Astrobotic gibt sogar konkrete Preise dafür an: Ein Kilogramm Nutzlast auf den Erdtrabanten zu befördern, kostet 1,2 Millionen US-Dollar, ein Flug in die Mondumlaufbahn 300 000 US-Dollar pro Kilogramm. Im Prinzip kann damit jeder, der über die entsprechenden finanziellen Mittel verfügt, Geräte oder andere Dinge zum Mond transportieren lassen. An Bord des Landers befinden sich diesmal mehrere Messgeräte, die etwa Wassermoleküle auf dem Mond aufspüren, Strahlung und Gase in der Umgebung des Landers messen und die lunare Exosphäre (die dünne Gasschicht auf der Mondoberfläche) untersuchen sollen. Ohne wissenschaftliche Bedeutung ist die DHL MoonBox, die private Erinnerungsstücke zum Mond transportiert.
Nun allerdings teilte die Firma auf der Plattform »X« mit, dass eine »Anomalie« aufgetreten sei, die den Mondlander daran hindert, seine Solarpaneele auszufahren und zur Sonne auszurichten. Ohne die Möglichkeit, die Batterien aufzuladen und die Stromversorgung aufrechtzuerhalten, kann die Mission jedoch nicht fortgesetzt werden. Astrobotic erklärte, dass die Ingenieure an dem Problem arbeiteten und weitere Einzelheiten veröffentlicht würden, sobald es neue Informationen gebe.

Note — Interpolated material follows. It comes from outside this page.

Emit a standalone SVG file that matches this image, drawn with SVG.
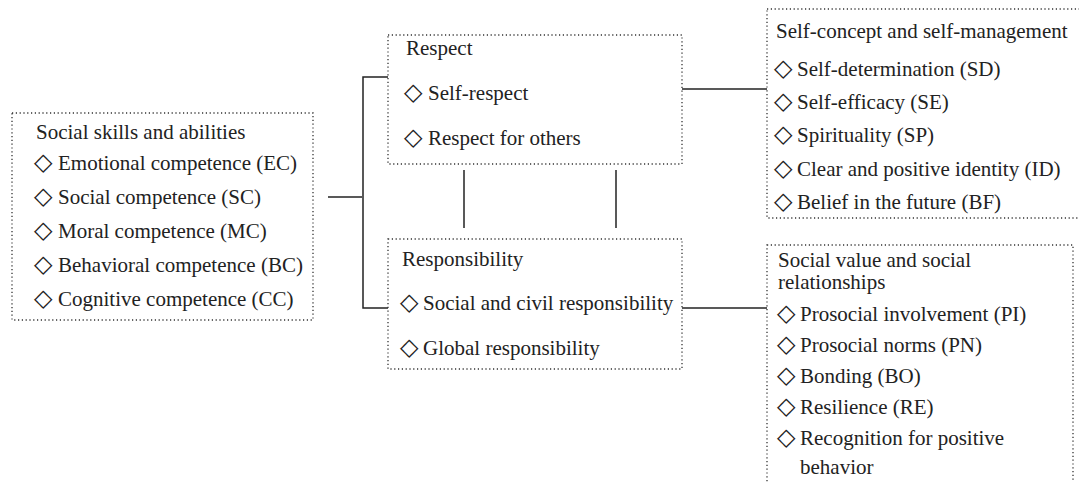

An Update on Peregrine Mission One: pic.twitter.com/Q20dGVOMml
— Astrobotic (@astrobotic) January 8, 2024
Peregrine (englisch für: Wanderfalke) ist ein Prototyp und kann bis zu 100 Kilogramm wissenschaftlicher Geräte zur Mondoberfläche transportieren. Der Lander soll auf der Oberfläche nur rund einen Mondtag durchhalten, dann wird er als solarbetriebenes Gerät der Dunkelheit und der Kälte zum Opfer fallen, ähnlich wie die indische Landesonde Vikram im August 2023. Astrobotic plant schon einen leistungsfähigeren Mondlander namens Griffin, der bis zu 625 Kilogramm Nutzlast auf die Mondoberfläche transportieren kann. Die Landung von Peregrine ist in der Nähe der vulkanischen Gruithuisen-Dome im Mare Imbrium auf der Mondvorderseite vorgesehen. Das Mare Imbrium ist das linke »Auge des Mondgesichts«.